LDC Top 50 2020
Jonny Ohlson
Executive Chairman
Touchlight
Jonny Ohlson is a true Renaissance man. He has served as a board director for advertising giant Saatchi & Saatchi. He also was a director of members’ club Soho House and helped turn it into a global brand.
But it was in 2008 that he made his most ambitious move, leaping into risky and unfamiliar territory. He launched biotech disruptor Touchlight to help create a new and efficient way of amplifying DNA. Twelve years later, the business has grown rapidly, and its technologies are being used for a diverse range of applications, from formulating a vaccine for Covid-19, to creating cancer therapies, to bio batteries that run on sugar.
Q&A
What’s your own personal ambition?
I was brought up in a traditional conservative family. I was the youngest child, so I was the rebel. My ambition has come from a desire to prove – mostly to myself – that I was capable of forging my own path.

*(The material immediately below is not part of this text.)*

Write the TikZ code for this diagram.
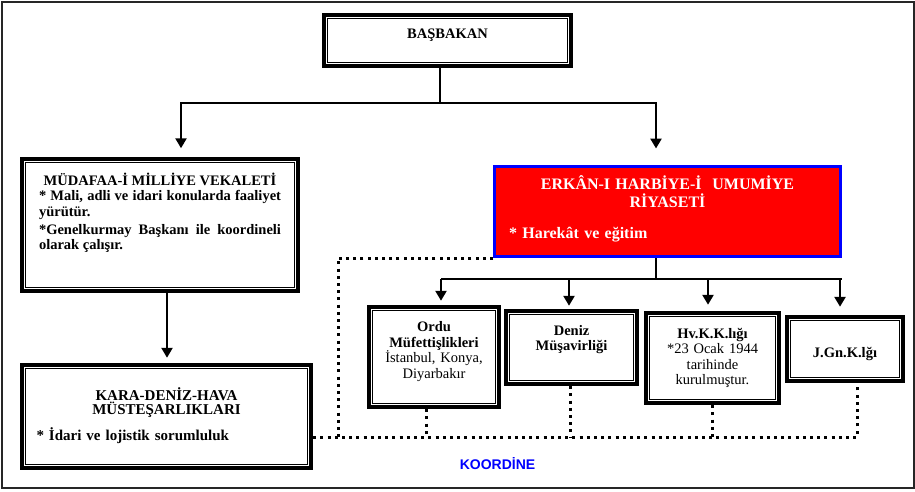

Tell me about how you got to where you are today?
At the turn of the Millennium I started getting interested in fringe science. I believed that DNA would be the defining technology of the 21st Century. I started to look for DNA businesses and met a scientist who had an idea for amplifying DNA, which means taking a gene of interest and making large volumes of it. This is crucial for making gene therapies or vaccines. There was no intellectual property then, just a concept. I didn’t know it would work. But fast-forward 12 years and we have spent £38m on creating some of the best labs in the world in Hampton. We have 60 scientists here and 30 in San Sebastian. We have two businesses: a contract manufacturer, which supports most of the leading players in the development of gene therapies and vaccines, and our own product development company.
Is money your main motivator?
It’s not about wealth at all. I have a responsibility to drive value for our shareholders but our true worth comes from being successful in our primary aim: to do brilliant science. Money is simply a metric of our success. Once you can make large amounts of DNA accurately, safely and cheaply, the opportunity to advance medicine is huge. That said, I could not have done this without an incredibly supportive wife. When we got married eight years ago, I told her that what I was doing was incredibly risky. She said, “Rich or poor, I don’t care. I love you for you.” That allowed me to make this my mission.
As a leader, how do you bring people with you on your vision?
Running this business is not dissimilar to running an advertising agency. You recruit the best possible talent and create a wonderful environment in which they can flourish. I am just the salesman. It sounds grubby and dirty but that enables our scientists to be brilliant. You need engaged people in an industry like biotech, which is pretty precarious. Progress is never linear. So we take care of our staff in every way we can, whether it’s two weeks off at Christmas for the whole company, or the fact that everyone gets share options after a year. This approach has been key to building an effective company.